Another win, against Mayo in torrential July rain in Sligo, brought them into the quarter-finals. Again, Tyrone were waiting. The 19 points blitzing they received took the shine off their summer.

In November, Corrigan quit the post in pre-season, frustrated that his ambitions were not matched by those of the executive. Several of Fermanagh’s most experienced players left with him. What had been a highly promising summer had suddenly deteriorated into a desperate situation.

There was widespread surprise when the announcement came that the job had been filled by Charlie Mulgrew, well known as an evergreen servant of Donegal football but less so as a manager. The easy consensus was that the Donegal man had inherited a demoralised squad in a fragile county and their subsequent relegation in the league seemed to bear that out.

It could be argued that Mulgrew never fully got the plaudits for what he achieved in 2004, that his leadership through that summer was deserved of a manager of the year award. Afterwards, it was said that in his introduction to the Fermanagh players, he told them to expect nothing but hard work, that they should only be there if they really wanted to play for their county.

However, he did it, he managed in double quick time to develop absolute unity of purpose and spirit in the Fermanagh dressingroom. Mulgrew led from the front, betraying no real surprise as his light, young team went on its run and scarcely disguising his impatience at the sudden fascination with his team.

“What I can’t understand is the all the attention,” he lamented before the Armagh match. “One day you are walking around same as ever, then you win a match and the phone is hopping mad all day.”

He led his team with absolute composure, particularly in the match that was probably the most difficult for him, that dour Clones team against his native county and his old mentor, Brian McEniff.

The game, as Mulgrew acknowledged afterwards, was no classic. It was not televised and that was just as well for it was one of those private, gruelling Border derbies that can be painful to watch for a neutral.

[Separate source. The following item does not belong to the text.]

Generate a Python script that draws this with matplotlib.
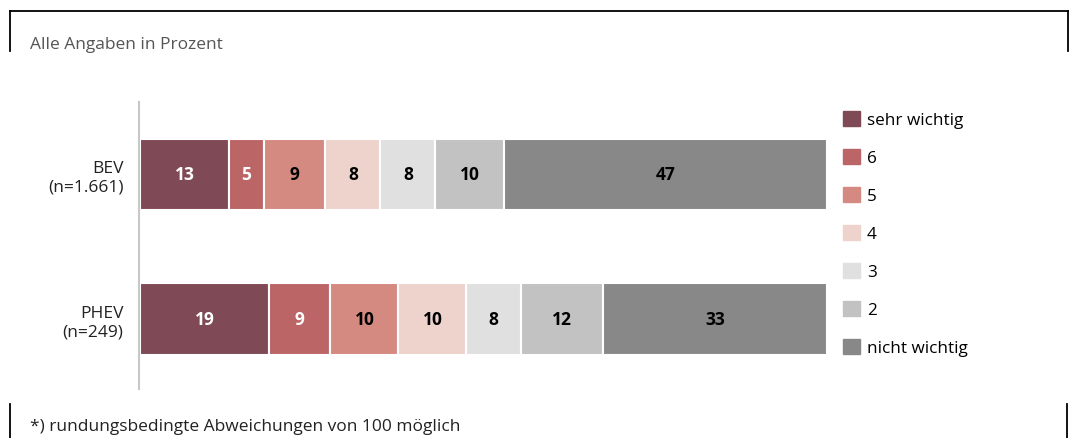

Fermanagh slogged it out, made fewer mistakes and were in control in the last five minutes.

“It wasn’t that strange until the very end and I realised that we were going to win and that is when the emotion hit me,” Mulgrew said. “Thoughts of your club and your county come to the fore. Towards the end of the game, it was hard to make sense of it.”

But it was what happened next that was truly hard to make sense of. “The last five minutes were as tense as you will see in championship football,” said Joe Kernan of that mad day in Croke Park afterwards. The Crossmaglen man was not understating it. In those last five minutes, he knew that his team, for all their will and discipline had been sucked into the vortex as far as form and tradition and favouritism went.

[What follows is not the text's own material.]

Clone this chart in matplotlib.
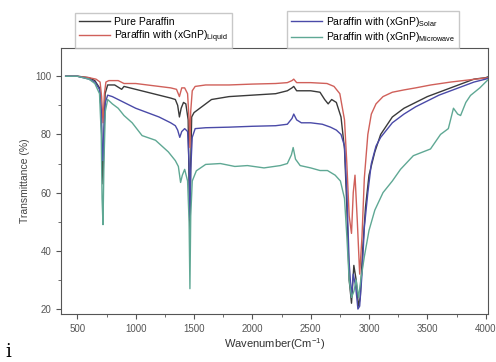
import matplotlib.pyplot as plt
from matplotlib.ticker import MultipleLocator

plt.rcParams['font.family'] = ['Liberation Sans', 'DejaVu Sans']
plt.rcParams['mathtext.fontset'] = 'custom'
plt.rcParams['mathtext.rm'] = 'Liberation Sans'

# (wavenumber, transmittance %)
pure_x = [400, 500, 600, 650, 690, 705, 712, 720, 728, 738, 760, 820, 860, 880, 900, 950, 1000, 1100,
          1200, 1300, 1340, 1360, 1375, 1390, 1410, 1430, 1450, 1458, 1465, 1472, 1480, 1500, 1550, 1650,
          1800, 2000, 2200, 2300, 2340, 2355, 2380, 2500, 2580, 2620, 2650, 2680, 2720, 2760, 2790, 2810,
          2830, 2850, 2870, 2890, 2910, 2925, 2945, 2970, 3000, 3050, 3100, 3200, 3300, 3400, 3500, 3600,
          3700, 3800, 3900, 4000, 4020]
pure_y = [100, 100, 99.5, 98.5, 96, 88, 72, 63, 78, 94, 97, 97, 96, 95.5, 96.5, 96, 95.5, 94.5,
          93.5, 92.5, 92, 90, 86, 89, 91, 90.5, 85, 62, 45, 70, 86, 87.5, 89, 92,
          93, 93.5, 94, 95, 96, 96.5, 95, 95, 94.5, 92, 90.5, 92, 91, 86, 75, 55,
          30, 22, 35, 30, 21, 24, 40, 55, 66, 74, 80, 86, 89, 91, 93, 94.5,
          96, 97.5, 99, 99.5, 99.8]

liquid_x = [400, 500, 600, 660, 695, 708, 720, 732, 745, 770, 850, 900, 1000, 1100, 1200, 1300, 1350,
            1375, 1395, 1420, 1445, 1458, 1465, 1472, 1485, 1510, 1600, 1800, 2000, 2200, 2300, 2340,
            2355, 2380, 2500, 2640, 2700, 2750, 2790, 2810, 2830, 2850, 2865, 2880, 2900, 2920, 2940,
            2960, 2990, 3020, 3060, 3120, 3200, 3300, 3400, 3530, 3700, 3870, 4020]
liquid_y = [100, 100, 99.5, 99, 98, 93, 84, 94, 98, 98.5, 98.5, 97.5, 97.5, 97, 96.5, 96, 95.5,
            93, 96, 96, 94, 85, 75.5, 88, 95, 96.5, 97, 97, 97.3, 97.5, 97.8, 98.5,
            99, 97.8, 97.8, 97.5, 96.5, 94, 85, 70, 52, 46, 60, 66, 50, 32, 45,
            65, 80, 87, 90.5, 93, 94.5, 95.3, 96, 97, 98, 98.8, 99.5]

solar_x = [400, 500, 600, 650, 690, 705, 712, 720, 728, 740, 760, 800, 900, 1000, 1100, 1200, 1300,
           1340, 1360, 1378, 1395, 1420, 1445, 1458, 1465, 1472, 1485, 1510, 1600, 1800, 2000, 2200,
           2300, 2340, 2355, 2380, 2420, 2500, 2600, 2670, 2720, 2760, 2790, 2810, 2830, 2850, 2865,
           2885, 2905, 2920, 2940, 2960, 2990, 3020, 3060, 3100, 3200, 3300, 3400, 3500, 3600, 3700,
           3800, 3900, 4000, 4020]
solar_y = [100, 100, 99, 98, 95.5, 88, 76, 71, 82, 91, 93.5, 93, 91, 89, 87.5, 86, 84,
           83, 81.5, 79, 81, 82, 81, 70, 51, 68, 79, 82, 82.3, 82.5, 82.8, 83,
           83.5, 85.5, 87, 85, 84, 84, 83.5, 82.5, 81.5, 80, 76, 60, 36, 24, 32,
           28, 20, 21, 32, 48, 60, 70, 76, 79, 84, 87, 89.5, 91.5, 93.5, 95,
           96.5, 98, 99, 99.3]

micro_x = [400, 500, 600, 650, 690, 705, 712, 720, 728, 740, 760, 800, 850, 900, 970, 1055, 1170,
           1280, 1340, 1366, 1385, 1400, 1420, 1445, 1458, 1465, 1472, 1485, 1520, 1600, 1726, 1850,
           1958, 2100, 2240, 2300, 2335, 2350, 2370, 2410, 2500, 2580, 2644, 2710, 2755, 2790, 2810,
           2830, 2850, 2870, 2890, 2910, 2930, 2960, 3000, 3050, 3120, 3200, 3270, 3380, 3527, 3613,
           3680, 3724, 3760, 3785, 3830, 3870, 3950, 4020]
micro_y = [100, 100, 99, 97.5, 94, 80, 58, 49, 70, 88, 92, 90.5, 89, 86.5, 84, 79.6, 78,
           74, 71, 69, 63.5, 66, 68, 64, 50, 27, 52, 64, 67.5, 69.7, 70, 69,
           69.3, 68.5, 69.3, 70, 73, 75.5, 71.5, 69.3, 68.5, 67.6, 67.6, 66, 64, 58, 45,
           30, 24, 26, 30, 24, 30, 38, 47, 54, 60, 64, 68, 72.7, 75, 80,
           82, 89, 87, 86.5, 91, 93.4, 96, 98.8]

labels = ['Pure Paraffin',
          r'Paraffin with (xGnP)$_{\mathrm{Liquid}}$',
          r'Paraffin with (xGnP)$_{\mathrm{Solar}}$',
          r'Paraffin with (xGnP)$_{\mathrm{Microwave}}$']
colors = ['#3a3a3a', '#d0605a', '#4a4aa8', '#5fa894']

fig = plt.figure(figsize=(4.96, 3.62), dpi=100)
ax = fig.add_axes([61/496, 1-314/362, 427/496, 266/362])

l1, = ax.plot(pure_x, pure_y, color=colors[0], lw=1.0, label=labels[0])
l2, = ax.plot(liquid_x, liquid_y, color=colors[1], lw=1.0, label=labels[1])
l3, = ax.plot(solar_x, solar_y, color=colors[2], lw=1.0, label=labels[2])
l4, = ax.plot(micro_x, micro_y, color=colors[3], lw=1.0, label=labels[3])

ax.set_xlim(360, 4020)
ax.set_ylim(18.3, 109.7)
ax.xaxis.set_major_locator(MultipleLocator(500))
ax.xaxis.set_minor_locator(MultipleLocator(250))
ax.yaxis.set_major_locator(MultipleLocator(20))
ax.yaxis.set_minor_locator(MultipleLocator(10))
ax.tick_params(which='both', direction='out', labelsize=7, colors='#555555')
ax.tick_params(which='major', length=3.5)
ax.tick_params(which='minor', length=2)
for s in ax.spines.values():
    s.set_color('#555555')
ax.set_xlabel('Wavenumber(Cm$^{-1}$)', fontsize=8, color='#333333', labelpad=2)
ax.set_ylabel('Transmittance (%)', fontsize=7.5, color='#444444', labelpad=4)

leg_kw = dict(fontsize=7.5, frameon=True, fancybox=False, edgecolor='#bbbbbb',
              handlelength=3.0, labelspacing=0.15, borderpad=0.35, handletextpad=0.4)
fig.legend(handles=[l1, l2], loc='upper left', bbox_to_anchor=(70/496, 1-8/362), **leg_kw)
fig.legend(handles=[l3, l4], loc='upper left', bbox_to_anchor=(282/496, 1-6/362), **leg_kw)

fig.text(5/496, 1-352/362, 'i', fontsize=13, family='DejaVu Serif', va='center')

fig.savefig('out.png', dpi=100)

Fermanagh had broken every rule in the book and neutralised Armagh’s rigorous defensive system and physicality by always moving the ball and overlapping, by knowing where the next pass was and by having the poise to land the big scores.

The immortal kick came from Tom Brewster, a stunning shot from out on the left wing and into the Hill End: the final score was 0-12 to 0-11.

“Nobody could take anything from Fermanagh today,” Kernan said. “They were magnificent.”

On it went. It has been largely forgotten that Fermanagh really ought to have played in the All-Ireland final that year. Three points up late in the second half against Fermanagh.

“With 15 minutes left, I was praying to the Lord calling in any favours we were due,” admitted Mayo boss John Maughan. “Yeah, we were really, really lucky.”

In the replay, the door was open until the end but Mayo hit two late points to win it. It was over and afterwards, as Kerry put the westerners to the sword in a tame conclusion to the championship, Fermanagh people could only wonder what might have happened had their boys been there, given the fearless mood and the all-conquering form they displayed that year.

Kerry and Fermanagh – in a way, it would have been the perfect final.

The Lakeland County has yet to return to the last four of the championship. But they have never been that far away either. Mulgrew kept pushing and cajoling his team until he stepped down after the 2007 championship and Malachy O’Rourke came in and took Fermanagh to an Ulster final replay against Armagh last summer.

“What happened in 2004 does seem like a phenomenon but it is not a freak phenomenon,” says McGinnity. “You know, everything in Fermanagh is done as professionally as elsewhere and we need to make sure that we benefit from this group of players now that we have them available to us.

“We have a good coaching system and a good schools system and there is a certain element of truth that it just so happened that a generation of players happened to be born around the same time. It has been a matter of small things coming together at the right time.”

And so to the latest season. As ever, Fermanagh have been given few breaks: a preliminary draw against Down hardly represents an easy passage through to the Ulster final.

And, as usual, they are battling against injuries to key players – Marty McGrath and Barry Owens heading the casualty list.

“Fermanagh need their best players on the field at all times,” McGinnity says. “If we can get those guys and the likes Mark Murphy, Kieran O’Reilly and Ryan McCluskey back playing to form, we will be there or thereabouts. We get hammered for the referring to the population thing here – we want to compete on a level playing field and we don’t want to refer to that.

“But the fact is we have a hard time replacing key players. I mean, we waited 120 years for Barry Owens to come along: we aren’t going to pull someone out of the hedges.”

On paper, nothing has changed: Fermanagh remain, with Wicklow, the only county not to have landed provincial honours. But that does not seem so significant any more.

Since that memorable summer, other teams have looked at Fermanagh differently. And perhaps they have come to look at themselves differently also. Tomorrow, they will come with no apologies.

FERMANAGH (v Armagh 2004): N Tinney; N Bogue, B Owens, R McCloskey; R Johnston, S McDermott, P Sherry; M McGrath, L McBarron; E Maguire (0-1), J Sherry (0-1), C Bradley (0-2, 1 50); C O’Reilly, S Maguire (0-5 3 frees), M Little. Substitutes: T Brewster (0-3, one free) for O’Reilly, H Brady for McGrath (temp 37 mins – half-time), H Brady for McBarron (temp 42-44 mins), D McGrath for J Sherry (58 mins).